Duas bases de dados que acompanham os tiroteios que deixam quatro ou mais mortos ou feridos (a shootingtracker.com e a gunviolencearchive.org), não oficiais e que trabalham com base nos registos noticiosos, dão uma visão alargada deste fenómeno: desde janeiro, aconteceram pelo menos 354 casos deste género em cerca de 220 cidades em 47 estados.

O tiroteio em San Bernardino, na Califórnia, desta quarta-feira, e o que ocorreu na semana passada no Estado do Colorado num centro de planeamento familiar e que levou à morte de 3 pessoas, incluindo um polícia, são exemplo disso mesmo. Mas estas foram os mais recentes e os mais mediáticos. Porque há muito mais exemplos.

PUB • CONTINUE A LER A SEGUIR

tiroteios nos EUA

Este gráfico representa a quantidade de tiroteios em massa que ocorreram este ano nos EUA. Em 209 dos 336 dias deste ano ocorreu pelo menos um tiroteio com 4 ou mais feridos ou mortes. (cada ponto encarnado diz respeito a um tiroteio deste género). NEW YORK TIMES

Uma organização sem fins lucrativos, a “Everytown for Gun Safety”, também se debruçou sobre esta matéria e estudou os dados disponíveis.

Com base nos estudos sobre tiroteios que deixaram 4 ou mais feridos ou mortos, a organização encontrou alguns padrões interessantes e reveladores. O primeiro dos quais conclui que em 11% dos casos, as autoridades médicas, académicas ou legais encontraram sinais de distúrbios mentais no atirador antes do ataque. Outro diz respeito à violência doméstica: em 57% dos casos, as vítimas eram familiares, antigos companheiros ou mantinham relações com o atacante. E metade das vítimas eram mulheres.

Mas há mais. Mais de dois terços dos tiroteios ocorreram em espaços privados, sendo que, cerca de 28% aconteceram em espaços públicos.

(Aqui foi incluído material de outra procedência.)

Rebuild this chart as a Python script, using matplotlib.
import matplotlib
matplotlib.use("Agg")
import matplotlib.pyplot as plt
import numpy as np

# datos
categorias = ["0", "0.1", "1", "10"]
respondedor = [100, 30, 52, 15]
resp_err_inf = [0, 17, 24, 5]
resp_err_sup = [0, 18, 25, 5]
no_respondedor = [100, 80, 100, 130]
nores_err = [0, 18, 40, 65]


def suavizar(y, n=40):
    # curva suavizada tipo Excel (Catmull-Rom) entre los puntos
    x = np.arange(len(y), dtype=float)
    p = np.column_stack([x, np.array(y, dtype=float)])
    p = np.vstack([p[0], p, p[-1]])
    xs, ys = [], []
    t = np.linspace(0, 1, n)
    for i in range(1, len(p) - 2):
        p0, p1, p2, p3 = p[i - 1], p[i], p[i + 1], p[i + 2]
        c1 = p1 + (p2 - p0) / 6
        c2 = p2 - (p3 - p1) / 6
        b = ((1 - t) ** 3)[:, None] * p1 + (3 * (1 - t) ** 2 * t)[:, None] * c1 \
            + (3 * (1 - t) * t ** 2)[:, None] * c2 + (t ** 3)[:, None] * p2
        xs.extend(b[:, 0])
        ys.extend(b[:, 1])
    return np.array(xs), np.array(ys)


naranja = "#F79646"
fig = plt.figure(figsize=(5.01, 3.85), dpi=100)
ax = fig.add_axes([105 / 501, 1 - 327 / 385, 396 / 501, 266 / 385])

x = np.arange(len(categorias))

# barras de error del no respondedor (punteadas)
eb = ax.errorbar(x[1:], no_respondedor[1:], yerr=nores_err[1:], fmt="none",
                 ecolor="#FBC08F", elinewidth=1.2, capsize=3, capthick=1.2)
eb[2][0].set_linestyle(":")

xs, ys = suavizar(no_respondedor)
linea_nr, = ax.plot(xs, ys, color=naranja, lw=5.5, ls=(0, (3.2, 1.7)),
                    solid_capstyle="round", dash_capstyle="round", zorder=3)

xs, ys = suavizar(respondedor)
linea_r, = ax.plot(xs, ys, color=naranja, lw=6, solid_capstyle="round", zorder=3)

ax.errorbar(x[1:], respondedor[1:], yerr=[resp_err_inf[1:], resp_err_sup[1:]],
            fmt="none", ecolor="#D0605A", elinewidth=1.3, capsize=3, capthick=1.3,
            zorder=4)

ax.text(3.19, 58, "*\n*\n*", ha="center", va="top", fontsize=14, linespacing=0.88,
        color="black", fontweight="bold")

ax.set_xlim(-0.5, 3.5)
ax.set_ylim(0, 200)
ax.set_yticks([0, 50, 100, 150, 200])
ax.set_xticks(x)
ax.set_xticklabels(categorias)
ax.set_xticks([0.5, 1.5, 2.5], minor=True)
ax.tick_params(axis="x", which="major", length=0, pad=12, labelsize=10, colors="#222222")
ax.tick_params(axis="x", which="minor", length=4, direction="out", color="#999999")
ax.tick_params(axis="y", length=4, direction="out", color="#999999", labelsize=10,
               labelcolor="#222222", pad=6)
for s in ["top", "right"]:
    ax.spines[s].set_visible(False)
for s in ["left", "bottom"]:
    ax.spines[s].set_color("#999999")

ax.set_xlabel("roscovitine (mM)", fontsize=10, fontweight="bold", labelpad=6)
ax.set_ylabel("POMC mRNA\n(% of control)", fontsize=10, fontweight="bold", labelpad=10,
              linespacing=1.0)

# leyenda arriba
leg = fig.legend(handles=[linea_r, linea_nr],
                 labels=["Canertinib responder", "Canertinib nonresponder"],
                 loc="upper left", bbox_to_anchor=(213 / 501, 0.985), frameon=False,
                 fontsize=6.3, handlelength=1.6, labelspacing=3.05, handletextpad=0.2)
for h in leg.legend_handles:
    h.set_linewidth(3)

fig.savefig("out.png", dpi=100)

O estudo da organização também dá algumas luzes sobre a atual legislação da compra e venda de armas nos EUA: mais de 60% dos atacantes não foram proibidos de adquirir armas de fogo por anteriores delitos ou por outras razões. E a organização sugere, com base nestes mesmos dados, que existe uma menor probabilidade de ocorrerem assassínios em massa em Estados que exigam uma verificação de antecedentes criminais a todas as vendas de armas e uma ainda menor hipótese de os ataques serem protagonizados por pessoas que foram proibidas, por lei, de as comprarem.

Também um relatório do Serviço de Pesquisa Congressista americano relatou um ligeiro aumento de tiroteios com 4 ou mais vítimas mortais nos últimos anos. Ou seja, entre 2009 e 2013 ocorreram, em média, 22.4 ataques deste tipo por ano enquanto que, nos 5 anos anteriores, registaram-se 20.2.

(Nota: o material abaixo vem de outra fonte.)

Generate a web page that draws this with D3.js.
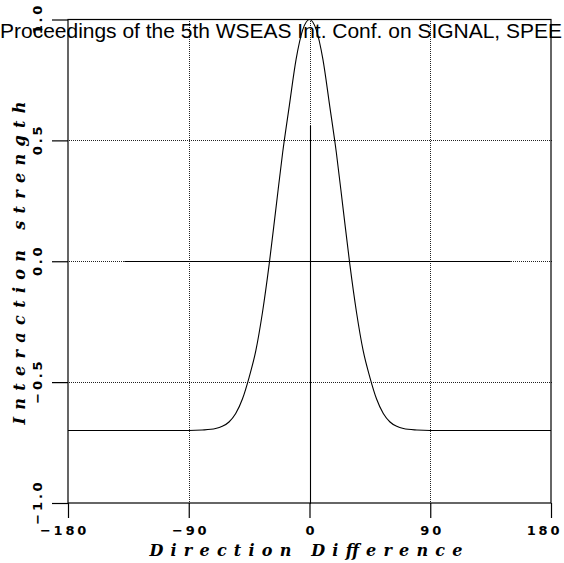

O FBI também publicou um relatório em 2014, que dizia que apenas 2 dos 160 tiroteios registados entre 2000 e 2013 tinham mais do que um autor. E apenas 25 atacantes conseguiram escapar sem serem detidos, abatidos ou sem cometerem suicídio. 

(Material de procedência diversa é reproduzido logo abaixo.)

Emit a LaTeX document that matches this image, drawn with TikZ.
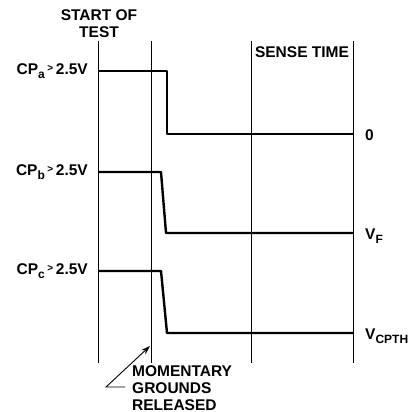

O professor de justiça criminal da Universidade Estadual do texas, J. Pete Blair, e que trabalhou neste estudo do FBI explica ao New York Times que “os humanos em geral são adversos a matar outros indivíduos (…) muitas vezes a pessoa é socialmente isolada ou sem sucesso social, e isto cria uma situação onde se está por conta própria”.

Sobre os motivos que levam a estas mortes, Jeffrey Simon, professor de ciência política e que estuda assassínios em massa, afirma que as motivações variam consoante os atacantes: “Eles realmente cortam em todo o espectro de ideologias políticas e religiosas e outros ressentimentos. Você tem motivações pessoais, políticas, religiosas, criminais, ou simplesmente não tem motivações, em que o atirador põe em prática as suas fantasias. E a linha entre eles é muitas vezes difusa”.